L'auteur découvre la Grèce et il est d'emblée saisi, émerveillé, par le patrimoine historique, géographique, mais aussi et surtout par le contact avec les Grecs, subjugué par leur authenticité, chaleur, leur générosité en dépit de la grande pauvreté de la majorité d'entre eux.
« Où que l'on aille en Grèce, les gens s'ouvrent comme des fleurs » (p. 63)

Si au fil des pages du livre la spontanéité de l'émerveillement ne fait pas de doute, difficile néanmoins de ne pas penser qu'Henry Miller ne s'était pas sérieusement documenté et avait déjà en quelque sorte tracé des sillons pour accueillir les ruissellements d'émotion. Il ne s'est pas contenté de visiter par curiosité le Parthénon ou Delphes. On ne s'isole pas en Crète à Phaïstos en 1939 par hasard :

« C'est une des rares occasions de ma vie où j'ai eue pleinement conscience d'être au bord d'une grande expérience. (..) Au fond du coeur l'homme est uni à l'univers. Phaestos renferme tous les éléments du coeur ; Phaestos c'est la femme entièrement. » (p.209 et 212).

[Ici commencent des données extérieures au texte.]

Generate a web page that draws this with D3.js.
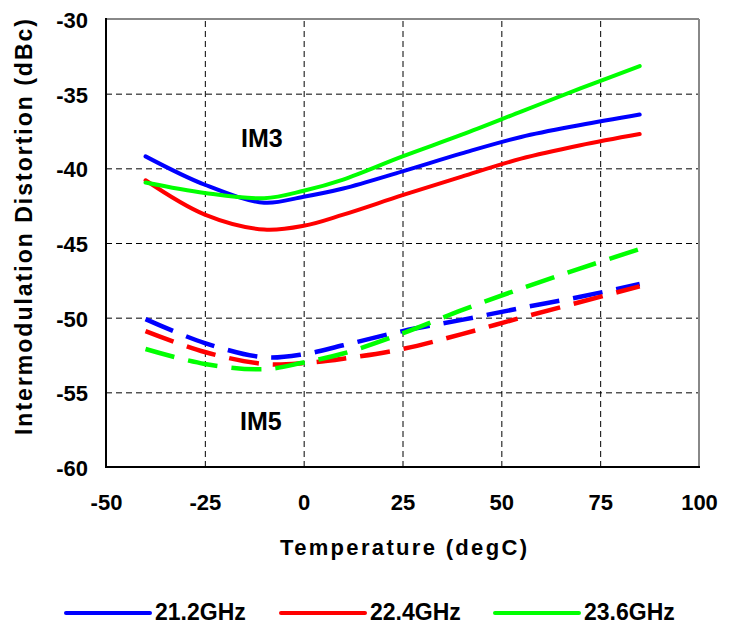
<!DOCTYPE html>
<html>
<head>
<meta charset="utf-8">
<script src="https://cdn.jsdelivr.net/npm/d3@7"></script>
<style>
  html, body { margin: 0; padding: 0; background: #fff; }
  svg { display: block; font-family: Arial, "Liberation Sans", sans-serif; }
</style>
</head>
<body>
<svg id="chart" width="734" height="624"></svg>
<script>
// ---- data ----
const temps = [-40, -25, -10, 0, 10, 25, 40, 55, 70, 85];
const seriesNames = ["21.2GHz", "22.4GHz", "23.6GHz"];
const seriesColors = ["#0000FF", "#FF0000", "#00FF00"];
const im3_212 = [-39.2, -41.1, -42.3, -41.9, -41.35, -40.2, -39.0, -37.9, -37.1, -36.4];
const im3_224 = [-40.8, -43.1, -44.1, -43.85, -43.1, -41.8, -40.55, -39.35, -38.45, -37.7];
const im3_236 = [-40.95, -41.65, -42.0, -41.5, -40.75, -39.2, -37.75, -36.2, -34.65, -33.15];
const im5_212 = [-50.1, -51.7, -52.65, -52.45, -51.85, -50.9, -50.15, -49.35, -48.6, -47.75];
const im5_224 = [-50.9, -52.3, -53.1, -53.05, -52.75, -52.1, -51.1, -50.0, -48.95, -47.9];
const im5_236 = [-52.1, -53.1, -53.45, -53.0, -52.4, -51.05, -49.5, -48.05, -46.7, -45.4];
const xTicks = [-50, -25, 0, 25, 50, 75, 100];
const yTicks = [-30, -35, -40, -45, -50, -55, -60];
const xTitle = "Temperature (degC)";
const yTitle = "Intermodulation Distortion (dBc)";

// ---- layout ----
const L = 106, R = 699, T = 19, B = 467;
const svg = d3.select("#chart");
const x = d3.scaleLinear().domain([-50, 100]).range([L, R]);
const y = d3.scaleLinear().domain([-60, -30]).range([B, T]);
const fmt = d => String(d);

// grid (via axes)
const gx = svg.append("g").attr("transform", `translate(0,${B})`)
  .call(d3.axisBottom(x).tickValues(xTicks.slice(1, -1)).tickSize(-(B - T)).tickFormat(""));
const gy = svg.append("g").attr("transform", `translate(${L},0)`)
  .call(d3.axisLeft(y).tickValues(yTicks.slice(1, -1)).tickSize(-(R - L)).tickFormat(""));
[gx, gy].forEach(g => {
  g.select(".domain").remove();
  g.selectAll(".tick line").attr("stroke", "#000").attr("stroke-width", 1)
    .attr("stroke-dasharray", "6,4");
});

// frame
svg.append("line").attr("x1", L).attr("x2", R).attr("y1", T).attr("y2", T)
  .attr("stroke", "#888").attr("stroke-width", 2);
svg.append("line").attr("x1", R).attr("x2", R).attr("y1", T).attr("y2", B)
  .attr("stroke", "#888").attr("stroke-width", 2);
svg.append("line").attr("x1", L).attr("x2", L).attr("y1", T - 1).attr("y2", B + 1)
  .attr("stroke", "#000").attr("stroke-width", 2);
svg.append("line").attr("x1", L - 1).attr("x2", R + 1).attr("y1", B).attr("y2", B)
  .attr("stroke", "#000").attr("stroke-width", 2);

// tick labels via axes
const ax = svg.append("g").attr("transform", `translate(0,${B})`)
  .call(d3.axisBottom(x).tickValues(xTicks).tickSize(0).tickFormat(fmt));
const ay = svg.append("g").attr("transform", `translate(${L},0)`)
  .call(d3.axisLeft(y).tickValues(yTicks).tickSize(0).tickPadding(18).tickFormat(fmt));
[ax, ay].forEach(g => {
  g.select(".domain").remove();
  g.selectAll("text").attr("font-size", 22).attr("font-weight", "bold")
    .attr("fill", "#000").attr("font-family", "Arial, 'Liberation Sans', sans-serif");
});
ax.selectAll("text").attr("dy", null).attr("y", 43);
ay.selectAll("text").attr("dy", "0.38em");

// series lines
const line = d3.line().x((d, i) => x(temps[i])).y(d => y(d)).curve(d3.curveCatmullRom.alpha(0.5));
const im3 = [im3_212, im3_224, im3_236];
const im5 = [im5_212, im5_224, im5_236];
im3.forEach((s, k) => {
  svg.append("path").attr("d", line(s)).attr("fill", "none")
    .attr("stroke", seriesColors[k]).attr("stroke-width", 4).attr("stroke-linecap", "round");
});
im5.forEach((s, k) => {
  svg.append("path").attr("d", line(s)).attr("fill", "none")
    .attr("stroke", seriesColors[k]).attr("stroke-width", 4.5).attr("stroke-dasharray", "30,14");
});

// annotations
svg.append("text").attr("x", 241).attr("y", 147).attr("font-size", 25).attr("font-weight", "bold").text("IM3");
svg.append("text").attr("x", 240).attr("y", 430).attr("font-size", 25).attr("font-weight", "bold").text("IM5");

// axis titles
svg.append("text").attr("x", 280).attr("y", 555).attr("font-size", 22).attr("font-weight", "bold")
  .attr("textLength", 247).attr("lengthAdjust", "spacing").text(xTitle);
svg.append("text").attr("transform", "translate(32,435) rotate(-90)").attr("x", 0).attr("y", 0)
  .attr("font-size", 23).attr("font-weight", "bold")
  .attr("textLength", 416).attr("lengthAdjust", "spacing").text(yTitle);

// legend
const legX = [66, 281, 495];
seriesNames.forEach((n, k) => {
  const g = svg.append("g");
  g.append("line").attr("x1", legX[k]).attr("x2", legX[k] + 84).attr("y1", 613).attr("y2", 613)
    .attr("stroke", seriesColors[k]).attr("stroke-width", 4).attr("stroke-linecap", "round");
  g.append("text").attr("x", legX[k] + 89).attr("y", 620).attr("font-size", 23).attr("font-weight", "bold").text(n);
});
</script>
</body>
</html>
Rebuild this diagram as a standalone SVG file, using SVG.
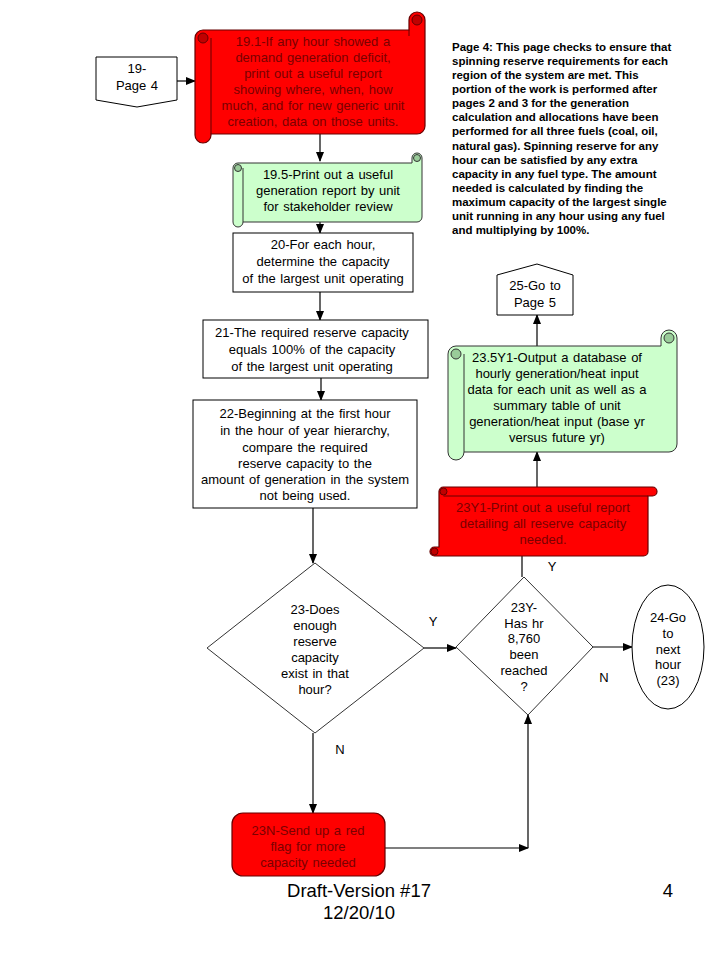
<svg xmlns="http://www.w3.org/2000/svg" width="720" height="960" viewBox="0 0 720 960">
<defs>
<marker id="ah" markerWidth="10" markerHeight="8" refX="9" refY="4" orient="auto" markerUnits="userSpaceOnUse">
<path d="M0,0 L10,4 L0,8 Z" fill="#000"/>
</marker>
<style>
text{font-family:"Liberation Sans",Arial,sans-serif;font-size:13px;fill:#000;text-anchor:middle;word-spacing:1px}
.rt{fill:#7a0000}
.note{font-size:11.5px;font-weight:bold;text-anchor:start;word-spacing:0}
.foot{font-size:18.5px;word-spacing:0}
.box{fill:#fff;stroke:#000;stroke-width:1}
.dia{fill:#fff;stroke:#333;stroke-width:1}
.red{fill:#ff0000;stroke:#600;stroke-width:1.2}
.redd{fill:#c00000;stroke:#600;stroke-width:1}
.grn{fill:#ccffcc;stroke:#333;stroke-width:1}
.grnd{fill:#99cc99;stroke:#333;stroke-width:1}
.ln{fill:none;stroke:#000;stroke-width:1.2}
.det{fill:none;stroke:#600;stroke-width:1}
.detg{fill:none;stroke:#333;stroke-width:1}
</style>
</defs>
<rect width="720" height="960" fill="#fff"/>

<g id="connectors">
<path class="ln" d="M177,81 L195,81" marker-end="url(#ah)"/>
<path class="ln" d="M320,134 L320,161" marker-end="url(#ah)"/>
<path class="ln" d="M320,221 L320,233" marker-end="url(#ah)"/>
<path class="ln" d="M320,292 L320,320" marker-end="url(#ah)"/>
<path class="ln" d="M321,378 L321,400" marker-end="url(#ah)"/>
<path class="ln" d="M313,508 L313,563" marker-end="url(#ah)"/>
<path class="ln" d="M313,733 L313,813" marker-end="url(#ah)"/>
<path class="ln" d="M385,848 L528,848" marker-end="url(#ah)"/>
<path class="ln" d="M528,848 L528,715" marker-end="url(#ah)"/>
<path class="ln" d="M424,648 L456,648" marker-end="url(#ah)"/>
<path class="ln" d="M593,647 L632,647" marker-end="url(#ah)"/>
<path class="ln" d="M522,577 L522,556"/>
<path class="ln" d="M537,495 L537,452" marker-end="url(#ah)"/>
<path class="ln" d="M537,346 L537,315" marker-end="url(#ah)"/>
<text x="433" y="626">Y</text>
<text x="340" y="754">N</text>
<text x="552" y="571">Y</text>
<text x="604" y="682">N</text>
</g>

<g id="n19">
<path class="box" d="M96,57 L177,57 L177,100 L137,107 L96,100 Z"/>
<text x="137" y="73">19-</text>
<text x="137" y="90">Page 4</text>
</g>

<g id="n19_1">
<path class="red" d="M203,30 L409,30 L409,20 A8,8 0 0 1 425,20 L425,126 A8,8 0 0 1 417,134 L211,134 L211,135 A8,8 0 0 1 195,135 L195,38 A8,8 0 0 1 203,30 Z"/>
<path class="det" d="M211,38 L211,134"/>
<circle class="redd" cx="203" cy="38" r="5"/>
<circle class="redd" cx="417" cy="20" r="5"/>
<path class="det" d="M409,30 L409,36"/>
<text class="rt" x="313" y="46">19.1-If any hour showed a</text>
<text class="rt" x="313" y="62">demand generation deficit,</text>
<text class="rt" x="313" y="78">print out a useful report</text>
<text class="rt" x="313" y="94">showing where, when, how</text>
<text class="rt" x="313" y="110">much, and for new generic unit</text>
<text class="rt" x="313" y="126">creation, data on those units.</text>
</g>

<g id="n19_5">
<path class="grn" d="M238,163 L412,163 L412,158 A5,5 0 0 1 422,158 L422,217 A5,5 0 0 1 417,222 L243,222 L243,222 A5,5 0 0 1 233,222 L233,168 A5,5 0 0 1 238,163 Z"/>
<path class="detg" d="M243,168 L243,222"/>
<circle class="grnd" cx="238" cy="168" r="3.5"/>
<circle class="grnd" cx="417" cy="158" r="3.5"/>
<text x="328" y="179">19.5-Print out a useful</text>
<text x="328" y="195">generation report by unit</text>
<text x="328" y="211">for stakeholder review</text>
</g>

<g id="n20">
<rect class="box" x="233" y="233" width="180" height="59"/>
<text x="323" y="249">20-For each hour,</text>
<text x="323" y="266">determine the capacity</text>
<text x="323" y="283">of the largest unit operating</text>
</g>

<g id="n21">
<rect class="box" x="203" y="320" width="225" height="58"/>
<text x="312" y="337">21-The required reserve capacity</text>
<text x="312" y="354">equals 100% of the capacity</text>
<text x="312" y="371">of the largest unit operating</text>
</g>

<g id="n22">
<rect class="box" x="193" y="400" width="224" height="108"/>
<text x="305" y="418">22-Beginning at the first hour</text>
<text x="305" y="435">in the hour of year hierarchy,</text>
<text x="305" y="452">compare the required</text>
<text x="305" y="468">reserve capacity to the</text>
<text x="305" y="484">amount of generation in the system</text>
<text x="305" y="500">not being used.</text>
</g>

<g id="n23">
<path class="dia" d="M315,563 L424,648 L315,733 L207,648 Z"/>
<text x="315" y="614">23-Does</text>
<text x="315" y="630">enough</text>
<text x="315" y="646">reserve</text>
<text x="315" y="662">capacity</text>
<text x="315" y="678">exist in that</text>
<text x="315" y="694">hour?</text>
</g>

<g id="n23N">
<rect class="red" x="232" y="813" width="153" height="63" rx="11"/>
<text class="rt" x="308" y="835">23N-Send up a red</text>
<text class="rt" x="308" y="851">flag for more</text>
<text class="rt" x="308" y="867">capacity needed</text>
</g>

<g id="n23Y">
<path class="dia" d="M524,577 L593,647 L528,715 L456,647 Z"/>
<text x="524" y="612">23Y-</text>
<text x="524" y="628">Has hr</text>
<text x="524" y="643">8,760</text>
<text x="524" y="659">been</text>
<text x="524" y="675">reached</text>
<text x="524" y="691">?</text>
</g>

<g id="n24">
<ellipse class="box" cx="668" cy="647" rx="36" ry="62"/>
<text x="668" y="622">24-Go</text>
<text x="668" y="638">to</text>
<text x="668" y="654">next</text>
<text x="668" y="669">hour</text>
<text x="668" y="685">(23)</text>
</g>

<g id="n23Y1">
<path class="red" d="M443.5,487 L652.5,487 A4.5,4.5 0 0 1 652.5,496 L648,496 L648,551.5 A4.5,4.5 0 0 1 643.5,556 L434.5,556 A4.5,4.5 0 0 1 434.5,547 L439,547 L439,491.5 A4.5,4.5 0 0 1 443.5,487 Z"/>
<path class="det" d="M443.5,496 L648,496"/>
<circle class="redd" cx="443.5" cy="491.5" r="3.5"/>
<circle class="redd" cx="434.5" cy="551.5" r="3.5"/>
<text class="rt" x="543" y="512">23Y1-Print out a useful report</text>
<text class="rt" x="543" y="528">detailing all reserve capacity</text>
<text class="rt" x="543" y="544">needed.</text>
</g>

<g id="n23_5Y1">
<path class="grn" d="M456,346 L661,346 L661,338 A8,8 0 0 1 677,338 L677,444 A8,8 0 0 1 669,452 L464,452 L464,452 A8,8 0 0 1 448,452 L448,354 A8,8 0 0 1 456,346 Z"/>
<path class="detg" d="M464,354 L464,452"/>
<circle class="grnd" cx="456" cy="354" r="5"/>
<circle class="grnd" cx="669" cy="338" r="5"/>
<text x="557" y="362">23.5Y1-Output a database of</text>
<text x="557" y="378">hourly generation/heat input</text>
<text x="557" y="394">data for each unit as well as a</text>
<text x="557" y="410">summary table of unit</text>
<text x="557" y="426">generation/heat input (base yr</text>
<text x="557" y="442">versus future yr)</text>
</g>

<g id="n25">
<path class="box" d="M537,264 L573,275 L573,315 L497,315 L497,275 Z"/>
<text x="535" y="290">25-Go to</text>
<text x="535" y="307">Page 5</text>
</g>

<g id="note">
<text class="note" x="452" y="51">Page 4:  This page checks to ensure that</text>
<text class="note" x="452" y="65">spinning reserve requirements for each</text>
<text class="note" x="452" y="79">region of the system are met.  This</text>
<text class="note" x="452" y="93">portion of the work is performed after</text>
<text class="note" x="452" y="107">pages 2 and 3 for the generation</text>
<text class="note" x="452" y="121">calculation and allocations have been</text>
<text class="note" x="452" y="135">performed for all three fuels (coal, oil,</text>
<text class="note" x="452" y="150">natural gas).  Spinning reserve for any</text>
<text class="note" x="452" y="164">hour can be satisfied by any extra</text>
<text class="note" x="452" y="178">capacity in any fuel type. The amount</text>
<text class="note" x="452" y="192">needed is calculated by finding the</text>
<text class="note" x="452" y="206">maximum capacity of the largest single</text>
<text class="note" x="452" y="220">unit running in any hour using any fuel</text>
<text class="note" x="452" y="234">and multiplying by 100%.</text>
</g>

<g id="footer">
<text class="foot" x="359" y="897">Draft-Version #17</text>
<text class="foot" x="359" y="919">12/20/10</text>
<text class="foot" x="668" y="897">4</text>
</g>
</svg>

Si la Crète a été enivrante, la Grèce continentale a tout autant bouleversé l'auteur.

« A Epidaure, dans le silence, dans la grande paix qui m'envahirent j'ai entendu battre le coeur du monde » (p.103), à Mycènes « Debout devant le tombeau d'Agamemnon, j'ai vraiment passé par une second naissance. » (p.314)

Autre qualité et non des moindres, ce livre a aussi beaucoup d'affinités avec Camus dans ses « Noces » et la flamboyance de Tipasa ou « L'été » en particulier « Prométhée aux enfers ».

Oui, ce livre de Miller est en lévitation, comme sublimé par la lumière d'Apollon, mais contrairement à Laccarière et à Camus évoqués le reste de son oeuvre et de sa vie, chaotiques, semble en proie à une fièvre dionysiaque.

A noter que l'auteur a également composé une version courte de cette séquence de sa vie, « Premiers regards sur la Grèce » avec quelques nano variations. Un très beau récit également.